Computational search for magnetic and non-magnetic 2D topological materials using unified spin-orbit spillage screening

Two-dimensional topological materials (2D TMs) have a variety of properties that make them attractive for applications including spintronics and quantum computation. However, there are only a few such experimentally known materials. To help discover new 2D TMs, we develop a unified and computationally inexpensive approach to identify magnetic and non-magnetic 2D TMs, including gapped and semi-metallic topological classifications, in a high-throughput way using density functional theory-based spin-orbit spillage, Wannier-interpolation, and related techniques. We first compute the spin-orbit spillage for the similar to 1000 2D materials in the JARVIS-DFT dataset, resulting in 122 materials with high-spillage values. Then, we use Wannier-interpolation to carry-out Z(2), Chern-number, anomalous Hall conductivity, Curie temperature, and edge state calculations to further support the predictions.

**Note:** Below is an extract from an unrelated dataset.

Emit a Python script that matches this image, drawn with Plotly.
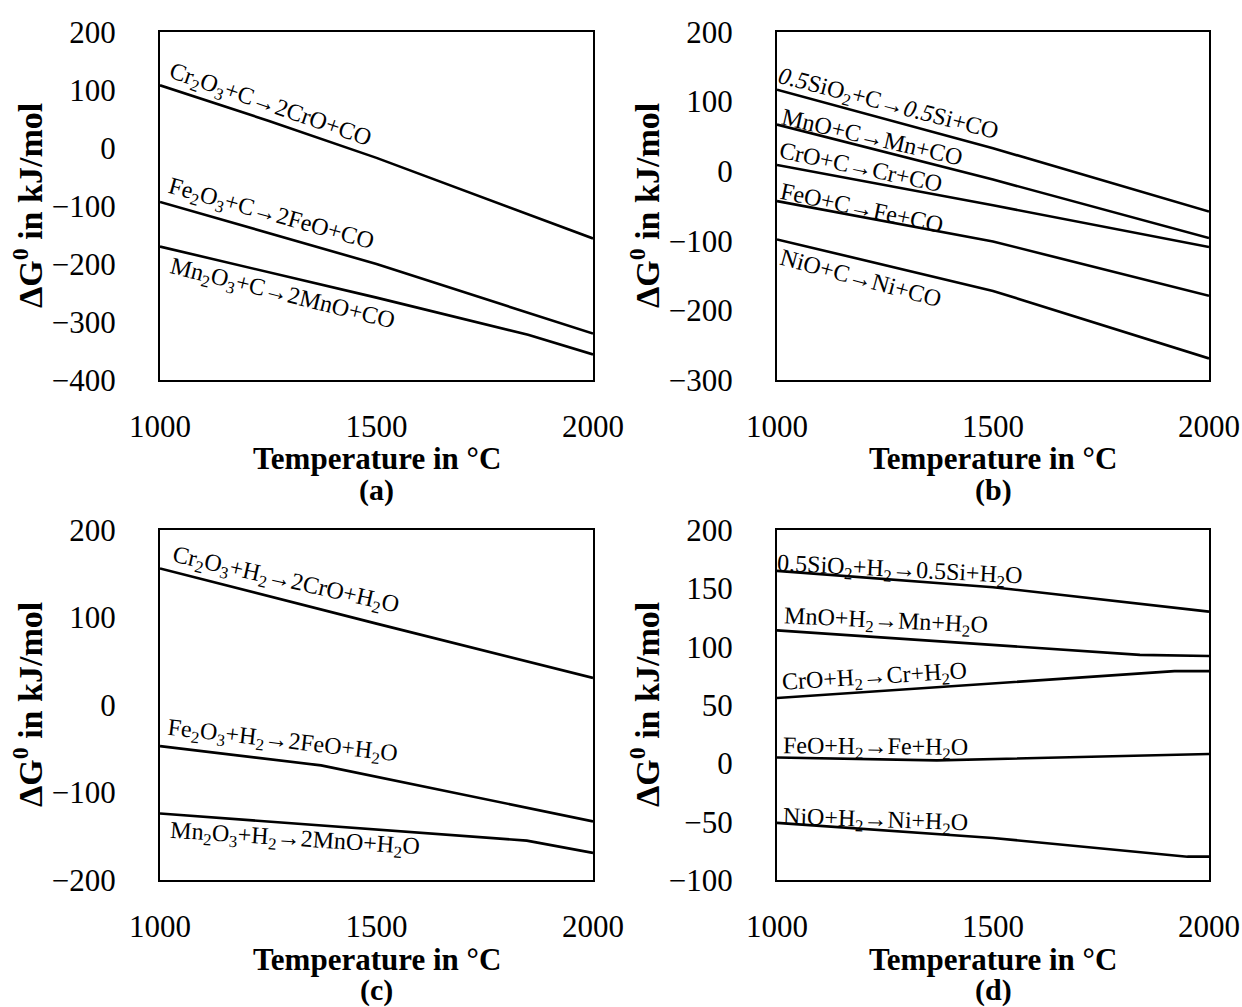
import plotly.graph_objects as go

# ---------------- data ----------------
# Panel (a): carbon reduction of sesquioxides
a_cr_T = [1000, 1250, 1500, 1750, 2000]
a_cr_G = [108, 47, -17, -86, -156]
a_fe_T = [1000, 1500, 2000]
a_fe_G = [-93, -200, -320]
a_mn_T = [1000, 1500, 1850, 2000]
a_mn_G = [-170, -258, -322, -356]

# Panel (b): carbon reduction of monoxides
b_si_T = [1000, 1500, 2000]
b_si_G = [117, 33, -58]
b_mn_T = [1000, 1500, 2000]
b_mn_G = [67, -12, -96]
b_cr_T = [1000, 1500, 2000]
b_cr_G = [9, -49, -109]
b_fe_T = [1000, 1400, 1500, 2000]
b_fe_G = [-43, -90, -101, -179]
b_ni_T = [1000, 1500, 2000]
b_ni_G = [-98, -172, -269]

# Panel (c): hydrogen reduction of sesquioxides
c_cr_T = [1000, 1500, 2000]
c_cr_G = [156, 93, 31]
c_fe_T = [1000, 1372, 2000]
c_fe_G = [-47, -69, -133]
c_mn_T = [1000, 1847, 2000]
c_mn_G = [-124, -155, -169]

# Panel (d): hydrogen reduction of monoxides
d_si_T = [1000, 1500, 2000]
d_si_G = [165, 151, 130]
d_mn_T = [1000, 1840, 2000]
d_mn_G = [114, 93, 92]
d_cr_T = [1000, 1920, 2000]
d_cr_G = [56, 79, 79]
d_fe_T = [1000, 1370, 2000]
d_fe_G = [5, 2.5, 8]
d_ni_T = [1000, 1500, 1950, 2000]
d_ni_G = [-51, -64, -80, -80]

a_labels = ["Cr<sub>2</sub>O<sub>3</sub>+C→2CrO+CO",
            "Fe<sub>2</sub>O<sub>3</sub>+C→2FeO+CO",
            "Mn<sub>2</sub>O<sub>3</sub>+C→2MnO+CO"]
b_labels = ["<i>0.5</i>SiO<sub>2</sub>+C→<i>0.5</i>Si+CO",
            "MnO+C→Mn+CO",
            "CrO+C→Cr+CO",
            "FeO+C→Fe+CO",
            "NiO+C→Ni+CO"]
c_labels = ["Cr<sub>2</sub>O<sub>3</sub>+H<sub>2</sub>→2CrO+H<sub>2</sub>O",
            "Fe<sub>2</sub>O<sub>3</sub>+H<sub>2</sub>→2FeO+H<sub>2</sub>O",
            "Mn<sub>2</sub>O<sub>3</sub>+H<sub>2</sub>→2MnO+H<sub>2</sub>O"]
d_labels = ["0.5SiO<sub>2</sub>+H<sub>2</sub>→0.5Si+H<sub>2</sub>O",
            "MnO+H<sub>2</sub>→Mn+H<sub>2</sub>O",
            "CrO+H<sub>2</sub>→Cr+H<sub>2</sub>O",
            "FeO+H<sub>2</sub>→Fe+H<sub>2</sub>O",
            "NiO+H<sub>2</sub>→Ni+H<sub>2</sub>O"]

x_ticks = [1000, 1500, 2000]
a_yticks = [-400, -300, -200, -100, 0, 100, 200]
b_yticks = [-300, -200, -100, 0, 100, 200]
c_yticks = [-200, -100, 0, 100, 200]
d_yticks = [-100, -50, 0, 50, 100, 150, 200]
panel_tags = ["(a)", "(b)", "(c)", "(d)"]
x_title = "Temperature in °C"
y_title = "ΔG<sup>0</sup> in kJ/mol"

# ---------------- layout / style ----------------
W, H = 1242, 1007
FONT = "Liberation Serif"
TICK_SIZE = 31
XTITLE_SIZE = 31
TAG_SIZE = 30
YTITLE_SIZE = 34
LABEL_SIZE = 24

# pixel boxes of the four plot areas (left, right, top, bottom)
boxes = {
    "a": (160, 593, 32, 380),
    "b": (777, 1209, 32, 380),
    "c": (160, 593, 530, 880),
    "d": (777, 1209, 530, 880),
}

# label placement (data coords of centre) and rotation
a_lab_pos = [(1255, 72, 19), (1256, -116, 15.5), (1284, -253, 14)]
b_lab_pos = [(1257, 95, 14.5), (1220, 49, 13), (1194, 6, 12), (1197, -53, 12), (1194, -153, 15)]
c_lab_pos = [(1289, 142, 12.8), (1284, -42, 6.6), (1312, -154, 3.8)]
d_lab_pos = [(1285, 165, 3), (1252, 121, 2.7), (1225, 73, -3.6), (1227, 13, 0.5), (1227, -49, 2)]

panels = [
    ("a", [(a_cr_T, a_cr_G), (a_fe_T, a_fe_G), (a_mn_T, a_mn_G)], a_labels, a_lab_pos, a_yticks),
    ("b", [(b_si_T, b_si_G), (b_mn_T, b_mn_G), (b_cr_T, b_cr_G), (b_fe_T, b_fe_G), (b_ni_T, b_ni_G)],
     b_labels, b_lab_pos, b_yticks),
    ("c", [(c_cr_T, c_cr_G), (c_fe_T, c_fe_G), (c_mn_T, c_mn_G)], c_labels, c_lab_pos, c_yticks),
    ("d", [(d_si_T, d_si_G), (d_mn_T, d_mn_G), (d_cr_T, d_cr_G), (d_fe_T, d_fe_G), (d_ni_T, d_ni_G)],
     d_labels, d_lab_pos, d_yticks),
]

fig = go.Figure()
annotations = []
layout_axes = {}

for i, (key, series, labels, lab_pos, yticks) in enumerate(panels):
    n = i + 1
    xa = "x" if n == 1 else f"x{n}"
    ya = "y" if n == 1 else f"y{n}"
    l, r, t, b = boxes[key]
    for (T, G) in series:
        fig.add_trace(go.Scatter(x=T, y=G, mode="lines", xaxis=xa, yaxis=ya,
                                 line=dict(color="black", width=2.6), showlegend=False,
                                 hoverinfo="skip"))
    axis_common = dict(showline=True, mirror=True, linecolor="black", linewidth=2,
                       showgrid=False, zeroline=False, ticks="", automargin=False,
                       tickfont=dict(family=FONT, size=TICK_SIZE, color="black"))
    layout_axes["xaxis" if n == 1 else f"xaxis{n}"] = dict(
        axis_common, domain=[l / W, r / W], range=[1000, 2000], tickvals=x_ticks,
        anchor=ya, ticklabelstandoff=18)
    layout_axes["yaxis" if n == 1 else f"yaxis{n}"] = dict(
        axis_common, domain=[1 - b / H, 1 - t / H], range=[min(yticks), max(yticks)],
        tickvals=yticks, anchor=xa, ticklabelstandoff=36)
    for text, (lx, ly, ang) in zip(labels, lab_pos):
        annotations.append(dict(x=lx, y=ly, xref=xa, yref=ya, text=text, showarrow=False,
                                textangle=ang, xanchor="center", yanchor="middle",
                                font=dict(family=FONT, size=LABEL_SIZE, color="black")))
    cx = (l + r) / 2
    annotations.append(dict(x=cx / W, y=1 - (b + 79) / H, xref="paper", yref="paper",
                            text=f"<b>{x_title}</b>", showarrow=False,
                            xanchor="center", yanchor="middle",
                            font=dict(family=FONT, size=XTITLE_SIZE, color="black")))
    annotations.append(dict(x=cx / W, y=1 - (b + 110) / H, xref="paper", yref="paper",
                            text=f"<b>{panel_tags[i]}</b>", showarrow=False,
                            xanchor="center", yanchor="middle",
                            font=dict(family=FONT, size=TAG_SIZE, color="black")))
    annotations.append(dict(x=(l - 132) / W, y=1 - ((t + b) / 2) / H, xref="paper", yref="paper",
                            text=f"<b>{y_title}</b>", showarrow=False, textangle=-90,
                            xanchor="center", yanchor="middle",
                            font=dict(family=FONT, size=YTITLE_SIZE, color="black")))

fig.update_layout(width=W, height=H, autosize=False,
                  margin=dict(l=0, r=0, t=0, b=0),
                  paper_bgcolor="white", plot_bgcolor="white",
                  annotations=annotations, **layout_axes)

fig.write_html("out.html")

We identify various topologically non-trivial classes such as quantum spin-Hall insulators, quantum anomalous-Hall insulators, and semimetals. For a few predicted materials, we run G(0)W(0)+SOC and DFT+U calculations. We find that as we introduce many-body effects, only a few materials retain non-trivial band-topology, suggesting the importance of high-level density functional theory (DFT) methods in predicting 2D topological materials. However, as an initial step, the automated spillage screening and Wannier-approach provide useful predictions for finding new topological materials and to narrow down candidates for experimental synthesis and characterization.